In this painting Repin demonstrated again that consummate artistic skill in handling a seething, crowding, swarming mass of humanity, which makes him a great painter of gregariousness. But he is also a remarkable portraitist, initiated into the mystery of what forms the individuality of a human being and able to seize the most characteristic expression of a human face. His portraits reveal most completely the exquisite precision and fresh vigor of his design. Repin's power of characterization is seen at its best in his sketches. Some critics, Alexander Benois, for example, do not hesitate to prefer them to the rest of his work. One of Repin's earliest paintings decorating the concert-hall of the Slav Bazaar, Moscow, consists of a series of portraits of Rusian, Polish, and Bohemian musicians, and his recent painting of the plenary session of the Council of the Empire contains upward of eighty likenesses. To enumerate all his sitters would be to make a roll-call of the leaders of modern Russia. All the world is familiar with Repin's portraits of Tolstoy, who was to the painter a friend and a spiritual master. They show the Old Man of Yasnaya Polyana now tilling the soil, now sitting in his study, now standing in his garden with his hands in his girdle. In speaking of these portraits, Prince Bodijar Karageorgevich remarks: "The genius of the painter interprets the genius of the poet, and the calm and simple picture dwells in the high places of memory of those who have looked upon it, in the lofty sphere where the beautiful alone is loved and cherished."

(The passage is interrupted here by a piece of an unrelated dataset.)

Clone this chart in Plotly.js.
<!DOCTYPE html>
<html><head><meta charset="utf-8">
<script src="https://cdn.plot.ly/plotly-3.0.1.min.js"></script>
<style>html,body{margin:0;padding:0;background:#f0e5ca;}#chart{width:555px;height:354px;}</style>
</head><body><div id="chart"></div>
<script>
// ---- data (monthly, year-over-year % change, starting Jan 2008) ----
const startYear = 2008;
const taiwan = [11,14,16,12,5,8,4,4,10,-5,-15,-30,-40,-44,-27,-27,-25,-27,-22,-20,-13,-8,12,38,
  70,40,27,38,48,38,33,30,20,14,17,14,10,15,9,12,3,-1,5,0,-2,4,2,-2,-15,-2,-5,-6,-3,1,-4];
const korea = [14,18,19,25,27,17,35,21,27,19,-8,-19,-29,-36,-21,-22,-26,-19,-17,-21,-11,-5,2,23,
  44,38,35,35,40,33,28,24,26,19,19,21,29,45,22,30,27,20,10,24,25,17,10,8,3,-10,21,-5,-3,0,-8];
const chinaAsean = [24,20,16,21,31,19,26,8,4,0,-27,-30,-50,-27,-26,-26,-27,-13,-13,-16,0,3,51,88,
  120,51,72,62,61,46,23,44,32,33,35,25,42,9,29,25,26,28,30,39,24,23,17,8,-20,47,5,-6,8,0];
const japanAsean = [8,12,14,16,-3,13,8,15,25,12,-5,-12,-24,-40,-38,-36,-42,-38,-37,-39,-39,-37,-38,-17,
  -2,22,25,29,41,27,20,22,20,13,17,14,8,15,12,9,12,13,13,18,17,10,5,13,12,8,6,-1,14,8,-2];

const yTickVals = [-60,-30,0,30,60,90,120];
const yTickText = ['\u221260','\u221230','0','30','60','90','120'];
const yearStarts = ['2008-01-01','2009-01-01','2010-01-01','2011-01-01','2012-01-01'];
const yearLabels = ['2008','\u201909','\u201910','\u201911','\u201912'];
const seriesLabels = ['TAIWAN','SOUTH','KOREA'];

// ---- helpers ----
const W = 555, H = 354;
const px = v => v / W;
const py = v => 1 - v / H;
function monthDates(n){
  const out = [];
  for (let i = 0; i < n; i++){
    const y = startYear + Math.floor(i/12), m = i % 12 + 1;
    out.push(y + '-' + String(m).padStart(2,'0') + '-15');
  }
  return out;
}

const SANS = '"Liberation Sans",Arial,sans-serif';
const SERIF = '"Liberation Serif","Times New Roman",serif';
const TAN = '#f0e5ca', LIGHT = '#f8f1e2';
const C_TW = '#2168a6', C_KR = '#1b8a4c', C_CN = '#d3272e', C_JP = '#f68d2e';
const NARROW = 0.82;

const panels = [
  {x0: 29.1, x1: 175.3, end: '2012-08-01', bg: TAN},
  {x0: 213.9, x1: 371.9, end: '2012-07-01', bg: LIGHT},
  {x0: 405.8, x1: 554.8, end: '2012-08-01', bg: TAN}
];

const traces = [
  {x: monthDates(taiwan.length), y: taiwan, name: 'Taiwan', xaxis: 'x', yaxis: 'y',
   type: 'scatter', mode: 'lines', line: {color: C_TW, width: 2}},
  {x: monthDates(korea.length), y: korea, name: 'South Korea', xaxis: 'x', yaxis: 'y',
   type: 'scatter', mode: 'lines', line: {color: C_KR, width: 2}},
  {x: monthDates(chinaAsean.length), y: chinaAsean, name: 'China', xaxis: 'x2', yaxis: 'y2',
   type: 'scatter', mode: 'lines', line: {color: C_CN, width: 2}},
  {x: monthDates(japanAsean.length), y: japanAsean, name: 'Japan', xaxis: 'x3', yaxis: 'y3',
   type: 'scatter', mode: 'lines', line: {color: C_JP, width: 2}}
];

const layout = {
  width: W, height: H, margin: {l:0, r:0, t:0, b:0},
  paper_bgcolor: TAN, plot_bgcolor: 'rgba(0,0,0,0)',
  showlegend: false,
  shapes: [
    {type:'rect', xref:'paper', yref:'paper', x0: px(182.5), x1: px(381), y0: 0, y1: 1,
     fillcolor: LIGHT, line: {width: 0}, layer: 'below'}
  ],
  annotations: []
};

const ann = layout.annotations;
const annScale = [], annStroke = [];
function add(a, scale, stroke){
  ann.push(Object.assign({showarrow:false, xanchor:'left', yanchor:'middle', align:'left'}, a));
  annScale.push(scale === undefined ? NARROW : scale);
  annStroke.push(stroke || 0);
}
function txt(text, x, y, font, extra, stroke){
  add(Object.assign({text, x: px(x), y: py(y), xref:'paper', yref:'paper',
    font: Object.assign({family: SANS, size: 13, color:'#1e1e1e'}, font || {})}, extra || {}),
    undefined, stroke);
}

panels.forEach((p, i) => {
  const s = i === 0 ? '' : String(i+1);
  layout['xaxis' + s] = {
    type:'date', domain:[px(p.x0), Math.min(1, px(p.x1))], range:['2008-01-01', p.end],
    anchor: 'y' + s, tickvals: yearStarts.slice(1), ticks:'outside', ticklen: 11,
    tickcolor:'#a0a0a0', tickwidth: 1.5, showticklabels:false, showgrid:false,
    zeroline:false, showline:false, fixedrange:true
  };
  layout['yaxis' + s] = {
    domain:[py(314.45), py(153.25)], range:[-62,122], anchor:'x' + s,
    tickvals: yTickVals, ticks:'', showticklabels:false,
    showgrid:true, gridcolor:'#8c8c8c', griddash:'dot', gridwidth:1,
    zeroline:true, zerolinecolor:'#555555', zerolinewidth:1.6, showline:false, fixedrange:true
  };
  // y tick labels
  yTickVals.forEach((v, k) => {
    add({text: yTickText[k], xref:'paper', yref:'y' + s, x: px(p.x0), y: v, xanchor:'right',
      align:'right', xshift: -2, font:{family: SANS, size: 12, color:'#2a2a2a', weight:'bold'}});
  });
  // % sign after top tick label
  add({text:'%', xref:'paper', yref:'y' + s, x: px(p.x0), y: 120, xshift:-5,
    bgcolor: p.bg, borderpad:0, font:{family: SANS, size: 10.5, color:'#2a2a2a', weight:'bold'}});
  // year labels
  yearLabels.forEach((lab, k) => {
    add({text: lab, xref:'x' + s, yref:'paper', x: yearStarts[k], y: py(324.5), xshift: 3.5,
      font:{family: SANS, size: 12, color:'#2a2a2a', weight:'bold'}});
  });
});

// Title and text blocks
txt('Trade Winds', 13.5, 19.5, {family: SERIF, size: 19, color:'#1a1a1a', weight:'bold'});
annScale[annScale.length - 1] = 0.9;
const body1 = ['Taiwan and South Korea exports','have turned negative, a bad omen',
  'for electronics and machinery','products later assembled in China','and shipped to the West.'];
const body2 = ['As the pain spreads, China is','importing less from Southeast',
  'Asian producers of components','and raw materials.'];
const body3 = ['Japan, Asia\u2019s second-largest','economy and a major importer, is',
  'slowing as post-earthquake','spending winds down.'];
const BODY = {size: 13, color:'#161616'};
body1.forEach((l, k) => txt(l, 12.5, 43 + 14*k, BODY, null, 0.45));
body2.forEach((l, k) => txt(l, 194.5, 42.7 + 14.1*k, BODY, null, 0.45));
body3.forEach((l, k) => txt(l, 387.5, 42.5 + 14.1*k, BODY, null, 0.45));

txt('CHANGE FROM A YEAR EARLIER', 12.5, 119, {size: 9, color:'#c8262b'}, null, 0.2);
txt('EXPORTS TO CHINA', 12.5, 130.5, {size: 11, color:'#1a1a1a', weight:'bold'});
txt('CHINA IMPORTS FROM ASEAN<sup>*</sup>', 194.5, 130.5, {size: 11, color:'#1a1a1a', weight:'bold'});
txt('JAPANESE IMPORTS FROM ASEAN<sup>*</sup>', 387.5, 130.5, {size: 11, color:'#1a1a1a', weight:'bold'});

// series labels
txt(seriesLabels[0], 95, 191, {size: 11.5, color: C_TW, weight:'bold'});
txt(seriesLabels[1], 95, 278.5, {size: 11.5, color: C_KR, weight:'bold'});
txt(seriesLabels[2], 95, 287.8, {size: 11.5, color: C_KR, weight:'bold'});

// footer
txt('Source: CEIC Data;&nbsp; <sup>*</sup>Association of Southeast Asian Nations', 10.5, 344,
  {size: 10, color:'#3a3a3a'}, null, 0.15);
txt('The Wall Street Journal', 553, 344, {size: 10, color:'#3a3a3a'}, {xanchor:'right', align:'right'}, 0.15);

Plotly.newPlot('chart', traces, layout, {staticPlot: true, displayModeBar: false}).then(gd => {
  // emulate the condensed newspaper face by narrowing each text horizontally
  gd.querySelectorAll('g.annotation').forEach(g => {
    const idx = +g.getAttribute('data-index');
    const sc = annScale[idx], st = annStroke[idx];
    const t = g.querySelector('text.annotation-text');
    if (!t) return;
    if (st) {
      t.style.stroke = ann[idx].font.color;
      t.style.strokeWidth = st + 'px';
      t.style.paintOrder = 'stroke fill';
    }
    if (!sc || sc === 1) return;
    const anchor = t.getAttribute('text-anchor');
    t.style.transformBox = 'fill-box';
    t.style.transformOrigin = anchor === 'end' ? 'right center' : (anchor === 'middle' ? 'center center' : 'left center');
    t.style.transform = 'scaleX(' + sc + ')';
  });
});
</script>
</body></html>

One of the peculiarities of Russian realism in art, says Alexander Benois, is the weakness that the adepts of painting based on observation, have for historical subjects. This applies directly to Repin. He passes with ease from a village hunch-back to a queen of Muscovia, and from the Nihilists to the Cossacks of the sixteenth century. And, naturally enough, it is in dealing with historical themes that his art frees itself from the doctrinaire purpose and reaches a higher aesthetic plane.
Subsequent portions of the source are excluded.